Esquire‘s expected publishing of the piece would have presumably been timed to coincide with 20th Century Fox’s Bohemian Rhapsody promotion. Except the article, written by Alex French and Maximillian Potter, never appeared. Not last year, I mean. Now it finally has, but in the Atlantic, not Esquire.

The piece, currently on the Atlantic website, is well-sourced and quite brutal.

Singer’s latest statement, given to Variety‘s Gene Maddaus: “The last time I posted about this subject, Esquire magazine was preparing to publish an article written by a homophobic journalist who has a bizarre obsession with me dating back to 1997. After careful fact-checking and, in consideration of the lack of credible sources, Esquire chose not to publish this piece of vendetta journalism.

“That didn’t stop this writer from selling it to The Atlantic. It’s sad that The Atlantic would stoop to this low standard of journalistic integrity.
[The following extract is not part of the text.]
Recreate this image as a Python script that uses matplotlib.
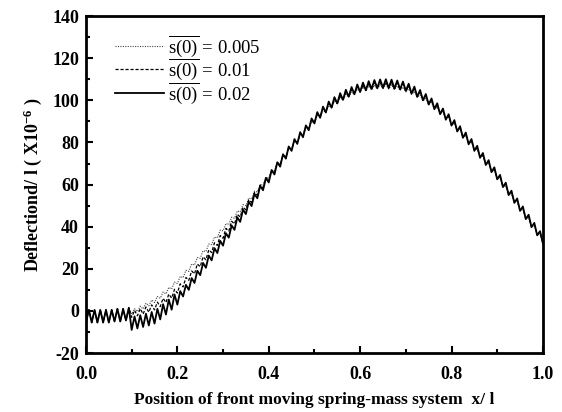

Again, I am forced to reiterate that this story rehashes claims from bogus lawsuits filed by a disreputable cast of individuals willing to lie for money or attention. And it is no surprise that, with Bohemian Rhapsody being an award-winning hit, this homophobic smear piece has been conveniently timed to take advantage of its success.”

Excerpt from French and Potter’s Atlantic piece: “We spent 12 months investigating various lawsuits and allegations against Singer. In total, we spoke with more than 50 sources, including four men who have never before told their stories to reporters.